Product Pricing is more than a trade-off between volume and margin. The knee jerk reaction of most Indian software companies is to price low. However, price too cheaply, and you risk your positioning – do you want to be positioned as “cheap” in the prospect’s mind?  Products rarely win by pricing low. On the other hand, would you dare price higher than an established, brand-name competitor?  Devil’s choice?  You bet!  Here are some guidelines to help you make a more balanced decision.

Pricing Decision Factors
Smart marketers know that Pricing is much more than an economic decision. Sure, optimal price is an optimal balance between volume and margins.
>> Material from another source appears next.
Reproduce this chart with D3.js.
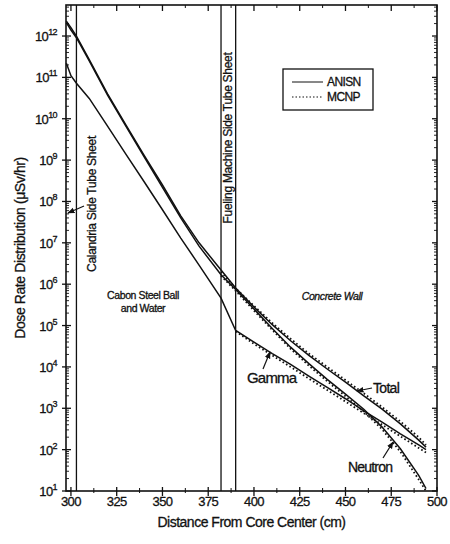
<!DOCTYPE html>
<html>
<head>
<meta charset="utf-8">
<script src="https://cdn.jsdelivr.net/npm/d3@7"></script>
<style>
  body { margin: 0; background: #fff; }
  text { font-family: "Liberation Sans", Arial, sans-serif; fill: #111; stroke: #111; stroke-width: 0.3px; }
</style>
</head>
<body>
<script>
// dose rate through the end shield, ANISN (solid) vs MCNP (dotted)
const distAnisn = [297.5, 300, 303, 310, 320, 330, 340, 350, 360, 370, 382, 390, 400, 410, 420, 430, 440, 450, 460, 470, 480, 490, 494]
const totalAnisn = [2.3e12, 1.6e12, 1.0e12, 2.7e11, 4.0e10, 7.1e9, 1.3e9, 2.5e8, 4.5e7, 1.0e7, 2.2e6, 8.1e5, 2.8e5, 1.05e5, 4.3e4, 1.9e4, 8.9e3, 4.3e3, 2.0e3, 9.5e2, 4.2e2, 1.7e2, 1.15e2]
const gammaAnisn = [2.2e11, 1.1e11, 7.2e10, 3.1e10, 6.6e9, 1.4e9, 3.0e8, 6.3e7, 1.3e7, 2.9e6, 4.6e5, 7.6e4, 4.0e4, 2.1e4, 1.15e4, 6.0e3, 3.2e3, 1.7e3, 8.7e2, 4.6e2, 2.4e2, 1.3e2, 1.0e2]
const neutronAnisn = [2.1e12, 1.4e12, 9.1e11, 2.5e11, 3.7e10, 6.6e9, 1.2e9, 2.2e8, 4.0e7, 8.3e6, 1.7e6, 7.4e5, 2.5e5, 8.5e4, 3.0e4, 1.2e4, 5.0e3, 2.2e3, 9.5e2, 3.5e2, 1.05e2, 24, 11.5]

const distMcnp = [382, 390, 400, 410, 420, 430, 440, 450, 460, 470, 480, 490, 494]
const totalMcnp = [2.0e6, 7.9e5, 3.0e5, 1.15e5, 4.8e4, 2.1e4, 1.0e4, 4.8e3, 2.3e3, 1.07e3, 4.8e2, 2.0e2, 1.3e2]
const distMcnpGamma = [390, 400, 410, 420, 430, 440, 450, 460, 470, 480, 490, 494]
const gammaMcnp = [7.2e4, 3.6e4, 1.9e4, 1.0e4, 5.2e3, 2.75e3, 1.45e3, 7.6e2, 4.0e2, 2.1e2, 1.1e2, 85]
const neutronMcnp = [1.6e6, 6.9e5, 2.3e5, 7.8e4, 2.75e4, 1.07e4, 4.5e3, 1.95e3, 8.3e2, 3.1e2, 89, 19, 10]

const sheetLines = [303, 382, 390]
const xTicks = [300, 325, 350, 375, 400, 425, 450, 475, 500]
const yExps = [1, 2, 3, 4, 5, 6, 7, 8, 9, 10, 11, 12]

const m = { left: 66, right: 437, top: 5, bottom: 491 }

const svg = d3.select('body').append('svg')
    .attr('width', 450)
    .attr('height', 544)

const x = d3.scaleLinear().domain([297.3, 500]).range([m.left, m.right])
const y = d3.scaleLog().domain([10, Math.pow(10, 12.75)]).range([m.bottom, m.top])

const g = svg.append('g')

// frame
g.append('rect')
    .attr('x', m.left).attr('y', m.top)
    .attr('width', m.right - m.left).attr('height', m.bottom - m.top)
    .attr('fill', 'none').attr('stroke', '#111').attr('stroke-width', 1.6)

// x ticks (major + half-way minors), bottom and top
const xMinor = d3.range(312.5, 500, 25)
xTicks.forEach(function(t) {
    g.append('line').attr('x1', x(t)).attr('x2', x(t))
        .attr('y1', m.bottom - 4).attr('y2', m.bottom + 5)
        .attr('stroke', '#111').attr('stroke-width', 1.3)
    g.append('line').attr('x1', x(t)).attr('x2', x(t))
        .attr('y1', m.top).attr('y2', m.top + 6)
        .attr('stroke', '#111').attr('stroke-width', 1.3)
    g.append('text').attr('x', x(t)).attr('y', 506)
        .attr('text-anchor', 'middle').attr('font-size', 13)
        .attr('letter-spacing', -0.6)
        .text(t)
})
xMinor.forEach(function(t) {
    g.append('line').attr('x1', x(t)).attr('x2', x(t))
        .attr('y1', m.bottom - 3).attr('y2', m.bottom + 2)
        .attr('stroke', '#111')
    g.append('line').attr('x1', x(t)).attr('x2', x(t))
        .attr('y1', m.top).attr('y2', m.top + 3)
        .attr('stroke', '#111')
})

// y ticks, decades with minors on both sides
yExps.forEach(function(e) {
    const v = Math.pow(10, e)
    g.append('line').attr('x1', m.left - 4).attr('x2', m.left + 5)
        .attr('y1', y(v)).attr('y2', y(v)).attr('stroke', '#111').attr('stroke-width', 1.3)
    g.append('line').attr('x1', m.right - 5).attr('x2', m.right)
        .attr('y1', y(v)).attr('y2', y(v)).attr('stroke', '#111').attr('stroke-width', 1.3)
    d3.range(2, 10).forEach(function(k) {
        const mv = k * v
        if (mv > y.domain()[1]) return
        g.append('line').attr('x1', m.left).attr('x2', m.left + 3)
            .attr('y1', y(mv)).attr('y2', y(mv)).attr('stroke', '#111').attr('stroke-width', 0.9)
        g.append('line').attr('x1', m.right - 3).attr('x2', m.right)
            .attr('y1', y(mv)).attr('y2', y(mv)).attr('stroke', '#111').attr('stroke-width', 0.9)
    })
    const lab = g.append('text').attr('x', 57).attr('y', y(v) + 5)
        .attr('text-anchor', 'end').attr('font-size', 13).attr('letter-spacing', -0.6)
    lab.append('tspan').text('10')
    lab.append('tspan').attr('font-size', 9).attr('dy', -6).text(e)
})

// tube sheet boundaries
sheetLines.forEach(function(s) {
    g.append('line').attr('x1', x(s)).attr('x2', x(s))
        .attr('y1', m.top).attr('y2', m.bottom)
        .attr('stroke', '#111').attr('stroke-width', 1.3)
})

const line = d3.line()
    .x(function(d) { return x(d[0]) })
    .y(function(d) { return y(d[1]) })

function drawSeries(xs, ys, dotted) {
    g.append('path')
        .attr('d', line(d3.zip(xs, ys)))
        .attr('fill', 'none')
        .attr('stroke', '#111')
        .attr('stroke-width', dotted ? 1.8 : 1.5)
        .attr('stroke-dasharray', dotted ? '1.6,2.4' : null)
}

drawSeries(distAnisn, totalAnisn, false)
drawSeries(distAnisn, gammaAnisn, false)
drawSeries(distAnisn, neutronAnisn, false)
drawSeries(distMcnp, totalMcnp, true)
drawSeries(distMcnpGamma, gammaMcnp, true)
drawSeries(distMcnp, neutronMcnp, true)

// legend
const lg = g.append('g')
lg.append('rect').attr('x', 283).attr('y', 69).attr('width', 90).attr('height', 41)
    .attr('fill', '#fff').attr('stroke', '#111').attr('stroke-width', 1.3)
lg.append('line').attr('x1', 292).attr('x2', 323).attr('y1', 82).attr('y2', 82)
    .attr('stroke', '#111').attr('stroke-width', 1)
lg.append('line').attr('x1', 292).attr('x2', 323).attr('y1', 97).attr('y2', 97)
    .attr('stroke', '#111').attr('stroke-width', 1.2).attr('stroke-dasharray', '1.5,2')
lg.append('text').attr('x', 327).attr('y', 86).attr('font-size', 12).attr('letter-spacing', -0.6).text('ANISN')
lg.append('text').attr('x', 327).attr('y', 101).attr('font-size', 12).attr('letter-spacing', -0.6).text('MCNP')

// region labels
function vtext(cx, cy, size, str) {
    g.append('text')
        .attr('transform', 'translate(' + cx + ',' + cy + ') rotate(-90)')
        .attr('text-anchor', 'middle').attr('font-size', size)
        .attr('letter-spacing', -0.3)
        .text(str)
}
vtext(96, 204, 12, 'Calandria Side Tube Sheet')
vtext(232, 138, 12, 'Fueling Machine Side Tube Sheet')

g.append('text').attr('x', 143).attr('y', 299).attr('text-anchor', 'middle')
    .attr('font-size', 10.5).attr('letter-spacing', -0.4).text('Cabon Steel Ball')
g.append('text').attr('x', 143).attr('y', 312).attr('text-anchor', 'middle')
    .attr('font-size', 10.5).attr('letter-spacing', -0.4).text('and Water')
g.append('text').attr('x', 332).attr('y', 300).attr('text-anchor', 'middle')
    .attr('font-size', 10.5).attr('font-style', 'italic').attr('letter-spacing', -0.4).text('Concrete Wall')

g.append('text').attr('x', 247).attr('y', 383).attr('font-size', 15).attr('letter-spacing', -0.8).text('Gamma')
g.append('text').attr('x', 373).attr('y', 393).attr('font-size', 14).attr('letter-spacing', -0.7).text('Total')
g.append('text').attr('x', 348).attr('y', 472).attr('font-size', 14).attr('letter-spacing', -0.8).text('Neutron')

// arrows
svg.append('defs').append('marker')
    .attr('id', 'ah').attr('viewBox', '0 0 10 10').attr('refX', 9).attr('refY', 5)
    .attr('markerWidth', 6).attr('markerHeight', 6).attr('orient', 'auto')
  .append('path').attr('d', 'M0,1 L10,5 L0,9 Z').attr('fill', '#111')

const arrows = [
    [84, 206, 68, 213],
    [263, 369, 270, 352],
    [372, 388, 357, 391],
    [383, 458, 393, 442]
]
arrows.forEach(function(a) {
    g.append('line').attr('x1', a[0]).attr('y1', a[1]).attr('x2', a[2]).attr('y2', a[3])
        .attr('stroke', '#111').attr('stroke-width', 1.2).attr('marker-end', 'url(#ah)')
})

// axis titles
g.append('text').attr('x', (m.left + m.right) / 2).attr('y', 527)
    .attr('text-anchor', 'middle').attr('font-size', 14).attr('letter-spacing', -0.5)
    .text('Distance From Core Center (cm)')
g.append('text')
    .attr('transform', 'translate(25,' + ((m.top + m.bottom) / 2) + ') rotate(-90)')
    .attr('text-anchor', 'middle').attr('font-size', 14).attr('letter-spacing', -0.4)
    .text('Dose Rate Distribution (μSv/hr)')
</script>
</body>
</html>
Economic theory tells us that prospects will evaluate value relative to price, and therefore, lower price implies higher relative value.

However, standard economic theory misses out on the information value of pricing – prospects use price as a surrogate for value or quality of a product. A cheap product is perceived as such. Webster’s defines “cheap” as “of very low quality”. Conversely, when something looks good, we call it “like a million bucks”. What would you like your price to tell your prospect about the quality of your product?  The question is not just emotional – a lower positioning will actually hurt your sales (Would you use cheap backup software? Or a cheap engine oil for your car?).
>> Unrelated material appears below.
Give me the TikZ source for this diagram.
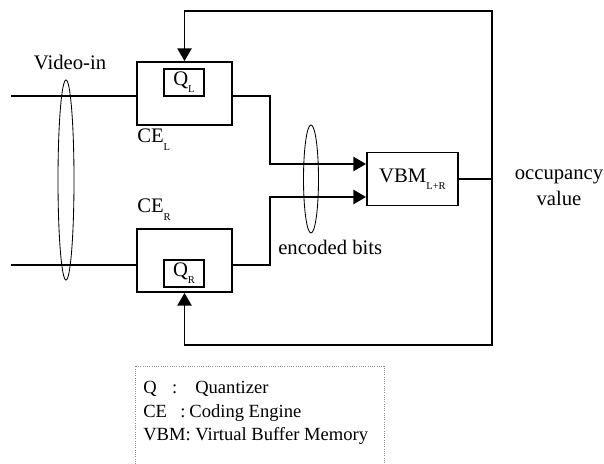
\documentclass[tikz,border=0pt]{standalone}
\usepackage{fontspec}
\setmainfont{Liberation Serif}
\usepackage{tikz}
\usetikzlibrary{arrows.meta, positioning, shapes.geometric}
\definecolor{legendgray}{HTML}{8C8C8C}
\newcommand{\lowsub}[1]{\raisebox{-5pt}{\fontsize{7.5}{8}\selectfont #1}}

\begin{document}
\begin{tikzpicture}[x=0.025cm, y=-0.025cm,
  wire/.style={line width=1.4pt},
  sig/.style={wire, -{Triangle[length=9pt, width=10pt]}},
  lbl/.style={font=\fontsize{14.7}{17}\selectfont, inner sep=0pt},
  block/.style={draw, line width=1.3pt, minimum width=2.375cm, minimum height=1.575cm, inner sep=0pt},
  quant/.style={draw, lbl, line width=1.1pt, minimum width=1cm, minimum height=0.675cm},
  bundle/.style={draw, ellipse, line width=0.6pt, inner sep=0pt},
  legtext/.style={font=\fontsize{13.2}{16}\selectfont, inner sep=0pt, anchor=base west}]
  \useasboundingbox (0,0) rectangle (604,464);

  % coding engines and buffer
  \node[block] (ceL) at (184.5,93.5) {};
  \node[quant] (qL) at (184,82.5) {\raisebox{2pt}{Q\lowsub{L}}};
  \node[block] (ceR) at (184.5,260.5) {};
  \node[quant] (qR) at (184,273.5) {\raisebox{2pt}{Q\lowsub{R}}};
  \node[block, lbl, minimum width=2.275cm, minimum height=1.325cm] (vbm) at (412.5,179) {VBM\lowsub{L+R}};

  % bundles
  \node[bundle, minimum width=0.4cm, minimum height=5cm] (vidbundle) at (66,180) {};
  \node[bundle, minimum width=0.375cm, minimum height=2.7cm] (encbundle) at (311,179) {};

  % labels
  \node[lbl, anchor=base] (vidlab) at (70,70) {Video-in};
  \node[lbl, anchor=base west] (ceLlab) at (137,143) {CE\lowsub{L}};
  \node[lbl, anchor=base west] (ceRlab) at (137,213) {CE\lowsub{R}};
  \node[lbl, anchor=base west] (enclab) at (278,255) {encoded bits};
  \node[lbl, anchor=base] (occlab) at (559,180) {occupancy};
  \node[lbl, anchor=base] (vallab) at (559,206) {value};

  % wiring
  \coordinate (inL) at (11,96);
  \coordinate (inR) at (11,265);
  \coordinate (busL) at (270,164);
  \coordinate (busR) at (270,197);
  \coordinate (topR) at (492,11);
  \coordinate (botR) at (492,345);
  \coordinate (tap) at (topR |- vbm.east);
  \draw[wire] (inL) -- (ceL.west |- inL);
  \draw[wire] (inR) -- (ceR.west |- inR);
  \draw[sig] (ceL.east |- inL) -| (busL) -- (vbm.west |- busL);
  \draw[sig] (ceR.east |- inR) -| (busR) -- (vbm.west |- busR);
  \draw[wire] (vbm.east) -- (tap);
  \draw[sig] (tap) -- (topR) -| (ceL.north);
  \draw[sig] (tap) -- (botR) -| (ceR.south);

  % legend
  \draw[legendgray, densely dotted, line width=0.6pt] (135,464) -- (135,366) -- (384,366) -- (384,464);
  \node[legtext] (legQ) at (143,393) {\makebox[20.6pt][l]{Q}\makebox[16.4pt][l]{:}Quantizer};
  \node[legtext] (legCE) at (143,417) {\makebox[26.3pt][l]{CE}\makebox[6.5pt][l]{:}Coding Engine};
  \node[legtext] (legVBM) at (143,440) {VBM: Virtual Buffer Memory};
\end{tikzpicture}
\end{document}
This leads to an interesting conflict:
Economics: lower price     =     higher relative value
Perception: lower price     =     low value

The key to balancing the economic and marketing considerations is to dig deeper and examine the considerations driving your prospect’s decision. When we look at cost from the buyer’s (rather than the seller’s) perspective, the picture changes completely.

TCO rather than Price
To the buyer, what matters is total cost, which includes your price and all supporting software, hardware and training costs, and the cost of disruption.
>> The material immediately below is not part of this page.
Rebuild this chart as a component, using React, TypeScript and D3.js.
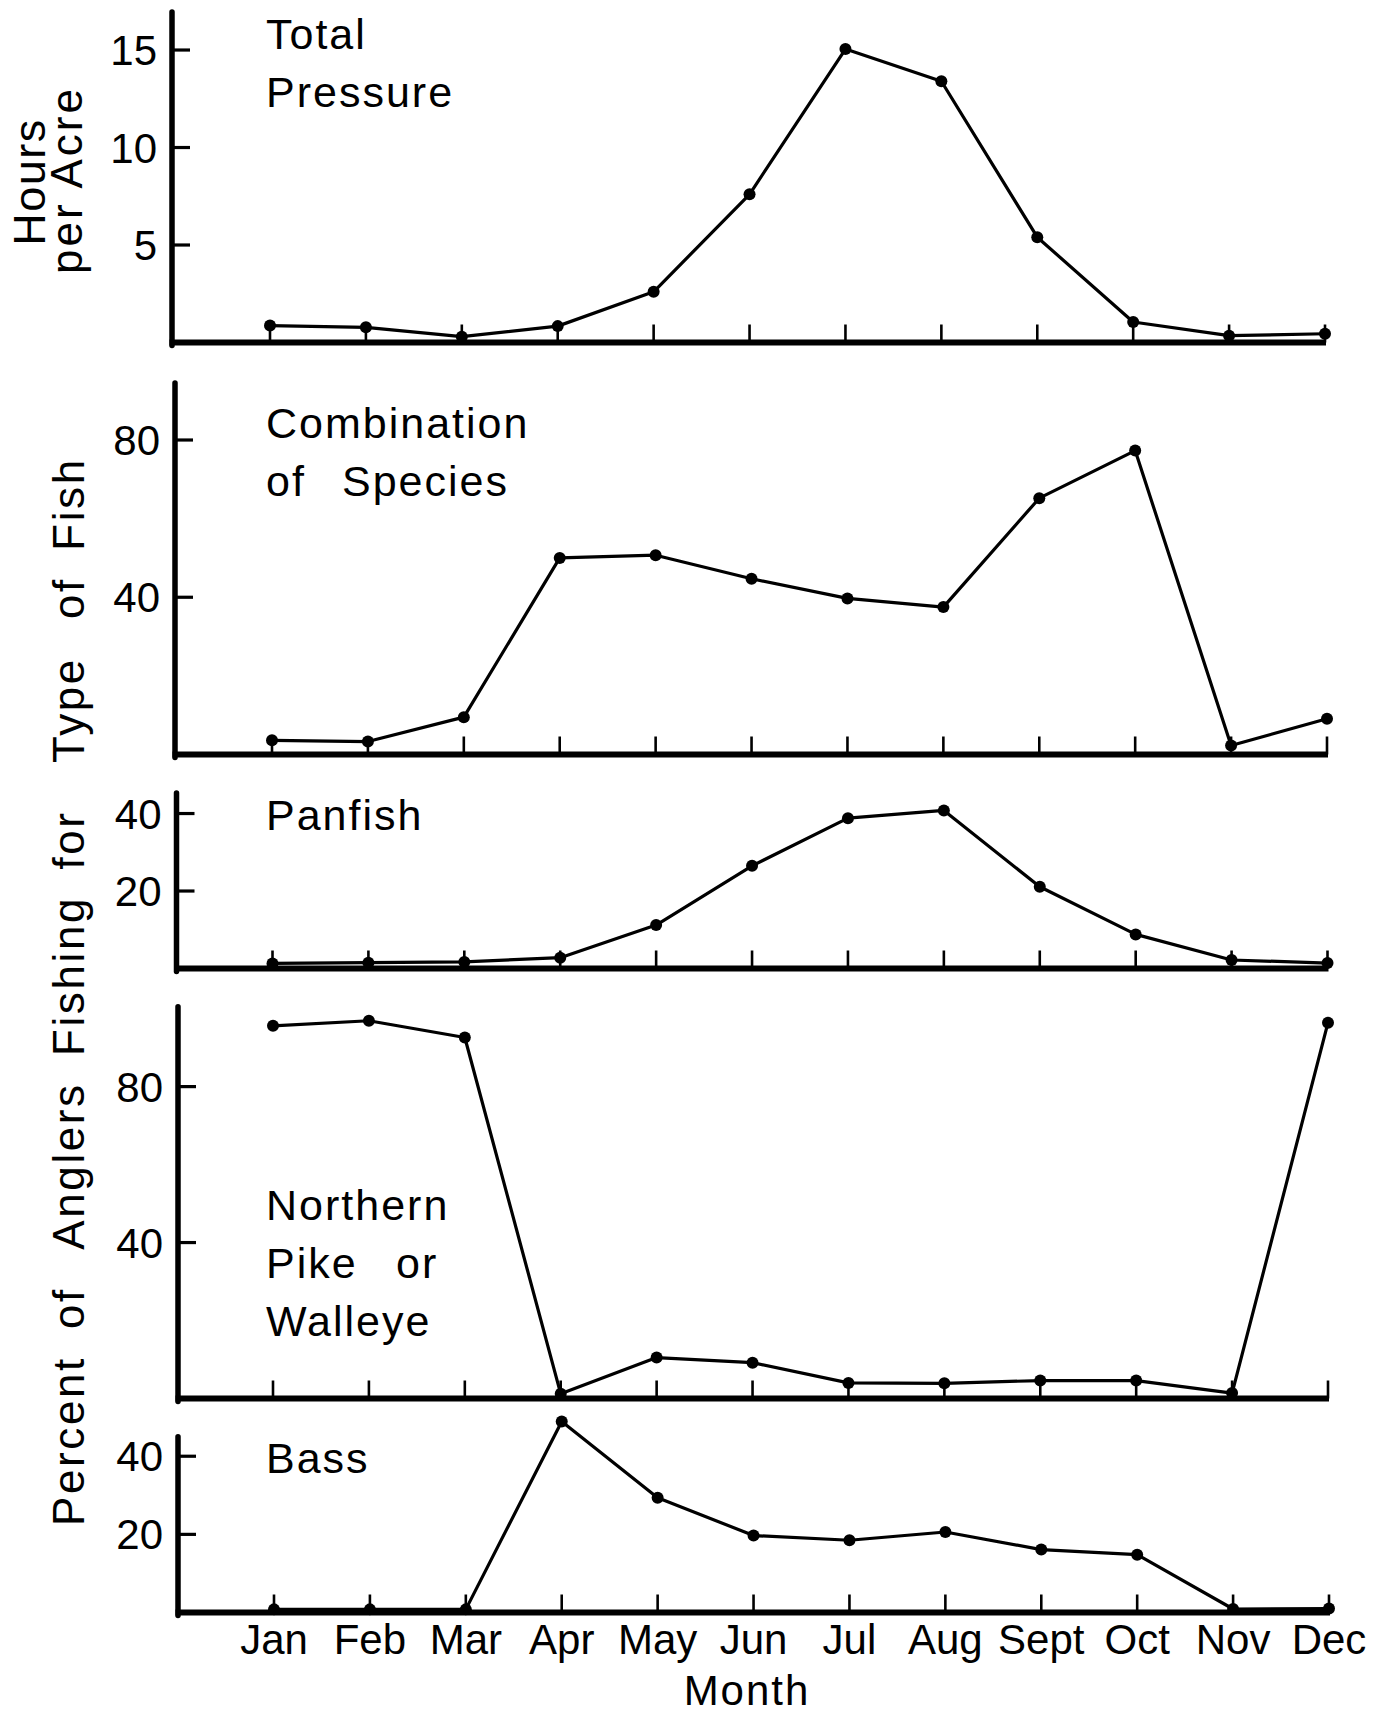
import React from 'react';
import * as d3 from 'd3';

// ---------- data ----------
const months = ['Jan', 'Feb', 'Mar', 'Apr', 'May', 'Jun', 'Jul', 'Aug', 'Sept', 'Oct', 'Nov', 'Dec'];

const totalPressure = [0.87, 0.78, 0.3, 0.84, 2.6, 7.6, 15.05, 13.4, 5.4, 1.05, 0.35, 0.45];
const combinationSpecies = [3.6, 3.3, 9.5, 50, 50.7, 44.7, 39.7, 37.5, 65.2, 77.3, 2.3, 9.1];
const panfish = [1.3, 1.5, 1.7, 2.8, 11.2, 26.5, 38.8, 40.8, 21.1, 8.8, 2.2, 1.4];
const pikeWalleye = [95.6, 96.9, 92.6, 1.2, 10.5, 9.2, 4.0, 3.9, 4.6, 4.6, 1.4, 96.4];
const bass = [0.8, 0.8, 0.8, 48.9, 29.4, 19.7, 18.5, 20.6, 16.1, 14.8, 0.9, 1.0];

const ticksPressure = [5, 10, 15];
const ticksCombination = [40, 80];
const ticksPanfish = [20, 40];
const ticksPike = [40, 80];
const ticksBass = [20, 40];

const labelPressure = [['Total'], ['Pressure']];
const labelCombination = [['Combination'], ['of', 'Species']];
const labelPanfish = [['Panfish']];
const labelPike = [['Northern'], ['Pike', 'or'], ['Walleye']];
const labelBass = [['Bass']];

const yTitleHours = ['Hours', 'per Acre'];
const yTitlePercent = ['Percent', 'of', 'Anglers', 'Fishing', 'for', 'Type', 'of', 'Fish'];
const xTitle = 'Month';

// ---------- layout ----------
const W = 1373;
const H = 1716;
const FONT = '"Liberation Sans", Arial, Helvetica, sans-serif';

const panels = [
  { values: totalPressure, ticks: ticksPressure, label: labelPressure, axisX: 172, top: 12, bottom: 342.5, max: 16.95, janX: 270, labelY: 49, secondWordX: 0 },
  { values: combinationSpecies, ticks: ticksCombination, label: labelCombination, axisX: 175, top: 383, bottom: 754.5, max: 94.5, janX: 272, labelY: 438, secondWordX: 342 },
  { values: panfish, ticks: ticksPanfish, label: labelPanfish, axisX: 176.5, top: 793, bottom: 968.5, max: 45.3, janX: 272.5, labelY: 830, secondWordX: 0 },
  { values: pikeWalleye, ticks: ticksPike, label: labelPike, axisX: 178, top: 1006.7, bottom: 1398.5, max: 100.5, janX: 273, labelY: 1220, secondWordX: 396 },
  { values: bass, ticks: ticksBass, label: labelBass, axisX: 178, top: 1436.7, bottom: 1612.5, max: 45, janX: 274, labelY: 1473, secondWordX: 0 },
];

const SPAN = 1055;
const LABEL_X = 266;
const LINE_GAP = 58;

// word positions (centre, along the rotated axis) for the long title
const percentCentres = [1441, 1308, 1166, 976, 840, 710, 598, 504];

function Panel({ p }: { p: typeof panels[number] }) {
  const x = d3.scalePoint<string>().domain(months).range([p.janX, p.janX + SPAN]);
  const y = d3.scaleLinear().domain([0, p.max]).range([p.bottom, p.top]);
  const line = d3
    .line<number>()
    .x((_, i) => x(months[i]) as number)
    .y((d) => y(d));
  const decX = x(months[months.length - 1]) as number;
  return (
    <g>
      {/* month ticks */}
      {months.map((m) => (
        <line key={m} x1={x(m)} x2={x(m)} y1={y(0)} y2={y(0) - 18} stroke="#000" strokeWidth={2.6} />
      ))}
      {/* y axis */}
      <line x1={p.axisX} x2={p.axisX} y1={p.top} y2={y(0) + 3} stroke="#000" strokeWidth={5.5} strokeLinecap="round" />
      {/* x axis */}
      <line x1={p.axisX - 2.5} x2={decX + 1} y1={y(0)} y2={y(0)} stroke="#000" strokeWidth={6} />
      {/* y ticks + labels */}
      {p.ticks.map((t) => (
        <g key={t}>
          <line x1={p.axisX} x2={p.axisX + 18} y1={y(t)} y2={y(t)} stroke="#000" strokeWidth={3.2} />
          <text x={p.axisX - 15} y={y(t)} dy="0.36em" textAnchor="end" fontSize={42} fontFamily={FONT} fill="#000">
            {t}
          </text>
        </g>
      ))}
      {/* data line */}
      <path d={line(p.values) || ''} fill="none" stroke="#000" strokeWidth={3.2} strokeLinejoin="round" />
      {p.values.map((v, i) => (
        <circle key={i} cx={x(months[i])} cy={y(v)} r={6} fill="#000" />
      ))}
      {/* panel label */}
      <text fontSize={43} fontFamily={FONT} fill="#000" letterSpacing={2}>
        {p.label.map((ln, li) =>
          ln.map((w, wi) => (
            <tspan key={li + '-' + wi} x={wi === 0 ? LABEL_X : p.secondWordX} y={p.labelY + li * LINE_GAP}>
              {w + (wi < ln.length - 1 ? ' ' : '')}
            </tspan>
          ))
        )}
      </text>
    </g>
  );
}

export default function App() {
  const last = panels[panels.length - 1];
  const xb = d3.scalePoint<string>().domain(months).range([last.janX, last.janX + SPAN]);
  return (
    <div style={{ position: 'absolute', left: 0, top: 0 }}>
      <svg width={W} height={H} viewBox={`0 0 ${W} ${H}`} style={{ display: 'block', background: '#fff' }}>
        <rect x={0} y={0} width={W} height={H} fill="#fff" />
        {panels.map((p, i) => (
          <Panel key={i} p={p} />
        ))}
        {/* month labels */}
        {months.map((m) => (
          <text key={m} x={xb(m)} y={1654} textAnchor="middle" fontSize={42} fontFamily={FONT} fill="#000">
            {m}
          </text>
        ))}
        <text x={747} y={1705} textAnchor="middle" fontSize={42} fontFamily={FONT} letterSpacing={2} fill="#000">
          {xTitle}
        </text>
        {/* y title, top panel */}
        <text transform="translate(45,182) rotate(-90)" textAnchor="middle" fontSize={45} fontFamily={FONT} letterSpacing={1.5} fill="#000">
          {yTitleHours[0]}
        </text>
        <text transform="translate(82,180) rotate(-90)" textAnchor="middle" fontSize={44} fontFamily={FONT} letterSpacing={3} fill="#000">
          {yTitleHours[1]}
        </text>
        {/* y title, lower panels */}
        <text transform="translate(84,0) rotate(-90)" textAnchor="middle" fontSize={44} fontFamily={FONT} letterSpacing={2.6} fill="#000">
          {yTitlePercent.map((w, i) => (
            <tspan key={i} x={-percentCentres[i]} y={0}>
              {w}
            </tspan>
          ))}
        </text>
      </svg>
    </div>
  );
}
Therefore, it is more correct to say:
Economics: lower TCO     =     higher relative value
Perception: higher price     =     higher value

Interestingly, you can increase price and reduce TCO, creating more value for you and your customer, at the same time! The key is soft costs.

Soft costs are often ignored in TCO calculation. The two major soft cost components are: Cost of disruption in the client’s operations to adapt your software; and Risk, especially unknown risk, of failure (of product or vendor), disruption, or loss of functionality. Since these costs are high, hard to estimate, and span the enterprise, an unknown product will rarely win in the marketplace unless it provides disruptive value.

Operationally, what this means is that you have to reduce total cost, hard and soft, real and perceived.

Disclaimer: in all of this, I have assumed that you are working with a superior product. The techniques focus on trying to convert product superiority to higher sales and profits. None of this will work if you have a me-too product.

Start by reducing quantifiable TCO. A lot of your product management and R&D should be focused on reducing the hardware, software, and support cost for the client. This is the major value proposition of SaaS. (As an aside, one of the barriers to sales of a SaaS offering, especially from unbranded vendors, is that it increases the perceived risk due to loss of control).

Here are some ideas on reducing the soft costs:

  1. Make your product visibly simpler to deploy. Simplify the interface. Adapt standards. Integrate with popular packages. Position yourself as easy-to-use and support-free.
  2. Develop a premium positioning. Focus narrowly – you increase your chances of being perceived as a specialist and therefore better and safer. Establish a thought leadership positioning by contributing to industry forums and blogs. Get endorsements from credible commentators (customers, analysts and industry figures).
  3. Price Higher. Ironically, a higher price creates a lower TCO. Provided you have a disruptive high quality product, a higher price supports a premium positioning, thereby reducing perceived risk and hence TCO for the product. This is a win-win situation for you and the client.

Operationally,

  1. Start with a higher price, and lower over time, as you increase volume. Basic economic theory states that demand increases as cost falls. Initially, as your volumes are lower, you can price higher. As you expand your market, reduce prices.
  2. Resist getting into a price war, unless you have a fundamental, sustainable cost advantage, which is extremely rare.
  3. Benchmark your price against established competition. If you can back a significantly higher positioning so that you are almost in a different category, price above the competition. Else, price slightly below to make price a non-issue. Another good and very commonly used technique is to list price high, and discount to close the sale. Do not under-price more than 10%, however, else you will confuse the prospect with mixed signals – while your marketing message will convey a premium positioning, the price might negate it.